Without the pictures, output the lines of the material from the very first through the one that holds "const yTicks = [0, 50000, 100000, 150000, 200000, 250000];".
#####
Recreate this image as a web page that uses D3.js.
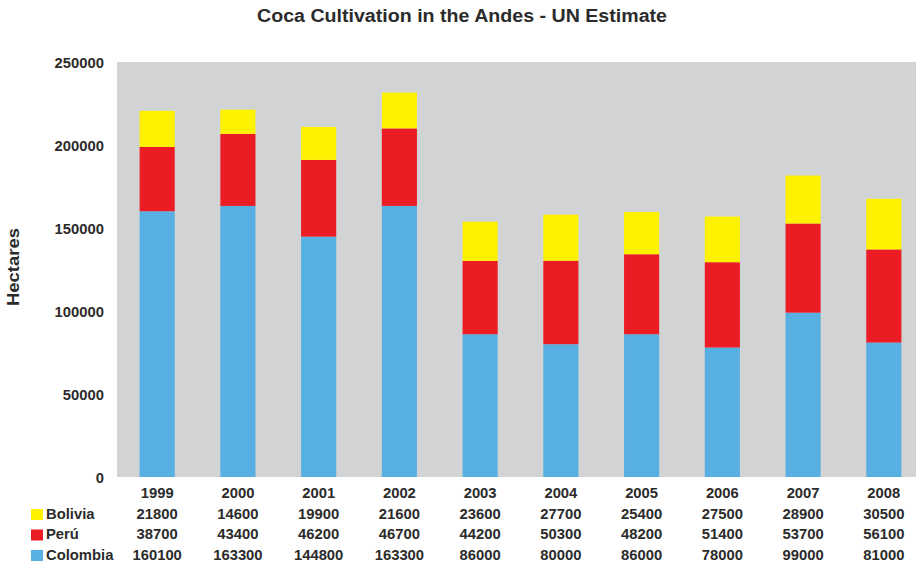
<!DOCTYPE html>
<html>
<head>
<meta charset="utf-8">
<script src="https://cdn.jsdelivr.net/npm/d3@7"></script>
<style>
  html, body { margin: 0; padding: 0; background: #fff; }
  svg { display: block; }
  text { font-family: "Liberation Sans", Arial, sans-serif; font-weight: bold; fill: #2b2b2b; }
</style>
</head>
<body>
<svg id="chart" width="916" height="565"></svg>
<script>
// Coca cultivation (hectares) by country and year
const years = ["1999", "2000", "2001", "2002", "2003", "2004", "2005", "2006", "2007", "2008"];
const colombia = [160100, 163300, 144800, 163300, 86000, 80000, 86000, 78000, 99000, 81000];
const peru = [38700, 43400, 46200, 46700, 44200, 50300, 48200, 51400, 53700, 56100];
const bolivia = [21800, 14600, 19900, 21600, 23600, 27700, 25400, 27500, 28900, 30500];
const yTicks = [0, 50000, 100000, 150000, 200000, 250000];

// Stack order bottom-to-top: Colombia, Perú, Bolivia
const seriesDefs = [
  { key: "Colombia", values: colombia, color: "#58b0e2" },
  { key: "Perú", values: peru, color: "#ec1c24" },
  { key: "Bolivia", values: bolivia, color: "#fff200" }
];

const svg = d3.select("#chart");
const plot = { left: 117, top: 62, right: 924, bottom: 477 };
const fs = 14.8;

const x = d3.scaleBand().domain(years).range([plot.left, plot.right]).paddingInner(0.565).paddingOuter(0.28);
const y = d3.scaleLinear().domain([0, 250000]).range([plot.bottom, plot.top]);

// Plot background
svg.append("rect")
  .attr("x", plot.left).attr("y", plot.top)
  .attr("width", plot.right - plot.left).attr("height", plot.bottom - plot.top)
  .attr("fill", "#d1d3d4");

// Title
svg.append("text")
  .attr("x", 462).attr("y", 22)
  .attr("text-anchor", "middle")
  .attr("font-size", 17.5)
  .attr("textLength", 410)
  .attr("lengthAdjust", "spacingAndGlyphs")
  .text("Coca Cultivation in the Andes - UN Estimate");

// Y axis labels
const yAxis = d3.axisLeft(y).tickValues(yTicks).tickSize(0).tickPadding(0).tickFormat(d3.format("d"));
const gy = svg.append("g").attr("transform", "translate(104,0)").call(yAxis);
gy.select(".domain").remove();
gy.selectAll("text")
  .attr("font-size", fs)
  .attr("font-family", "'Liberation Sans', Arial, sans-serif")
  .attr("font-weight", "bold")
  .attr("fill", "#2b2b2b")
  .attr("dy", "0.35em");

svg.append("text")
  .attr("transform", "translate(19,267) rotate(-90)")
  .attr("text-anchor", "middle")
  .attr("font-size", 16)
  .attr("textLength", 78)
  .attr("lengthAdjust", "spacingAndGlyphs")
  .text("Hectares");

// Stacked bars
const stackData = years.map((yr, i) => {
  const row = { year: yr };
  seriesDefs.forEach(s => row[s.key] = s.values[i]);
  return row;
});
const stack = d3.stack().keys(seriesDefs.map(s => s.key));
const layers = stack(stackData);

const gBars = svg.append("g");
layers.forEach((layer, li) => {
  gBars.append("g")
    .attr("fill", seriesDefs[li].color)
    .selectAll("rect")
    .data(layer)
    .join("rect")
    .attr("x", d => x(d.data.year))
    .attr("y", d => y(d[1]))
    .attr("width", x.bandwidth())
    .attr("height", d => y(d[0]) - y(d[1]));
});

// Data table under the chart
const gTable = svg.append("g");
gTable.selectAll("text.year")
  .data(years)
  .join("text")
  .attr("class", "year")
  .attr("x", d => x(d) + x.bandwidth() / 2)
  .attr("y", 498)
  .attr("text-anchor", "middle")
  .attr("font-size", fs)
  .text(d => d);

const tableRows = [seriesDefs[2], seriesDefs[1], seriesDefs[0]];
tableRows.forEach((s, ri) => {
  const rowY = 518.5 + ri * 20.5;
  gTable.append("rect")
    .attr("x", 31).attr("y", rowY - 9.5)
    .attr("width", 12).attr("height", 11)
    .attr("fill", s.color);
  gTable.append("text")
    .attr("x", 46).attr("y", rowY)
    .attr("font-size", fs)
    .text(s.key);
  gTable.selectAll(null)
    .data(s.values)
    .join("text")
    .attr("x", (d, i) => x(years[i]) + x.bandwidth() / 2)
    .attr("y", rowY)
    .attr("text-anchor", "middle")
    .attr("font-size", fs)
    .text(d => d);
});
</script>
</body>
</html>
#####
**RESULT FOR THIS EXERCISE**
Recreate this image as a web page that uses D3.js.
<!DOCTYPE html>
<html>
<head>
<meta charset="utf-8">
<script src="https://cdn.jsdelivr.net/npm/d3@7"></script>
<style>
  html, body { margin: 0; padding: 0; background: #fff; }
  svg { display: block; }
  text { font-family: "Liberation Sans", Arial, sans-serif; font-weight: bold; fill: #2b2b2b; }
</style>
</head>
<body>
<svg id="chart" width="916" height="565"></svg>
<script>
// Coca cultivation (hectares) by country and year
const years = ["1999", "2000", "2001", "2002", "2003", "2004", "2005", "2006", "2007", "2008"];
const colombia = [160100, 163300, 144800, 163300, 86000, 80000, 86000, 78000, 99000, 81000];
const peru = [38700, 43400, 46200, 46700, 44200, 50300, 48200, 51400, 53700, 56100];
const bolivia = [21800, 14600, 19900, 21600, 23600, 27700, 25400, 27500, 28900, 30500];
const yTicks = [0, 50000, 100000, 150000, 200000, 250000];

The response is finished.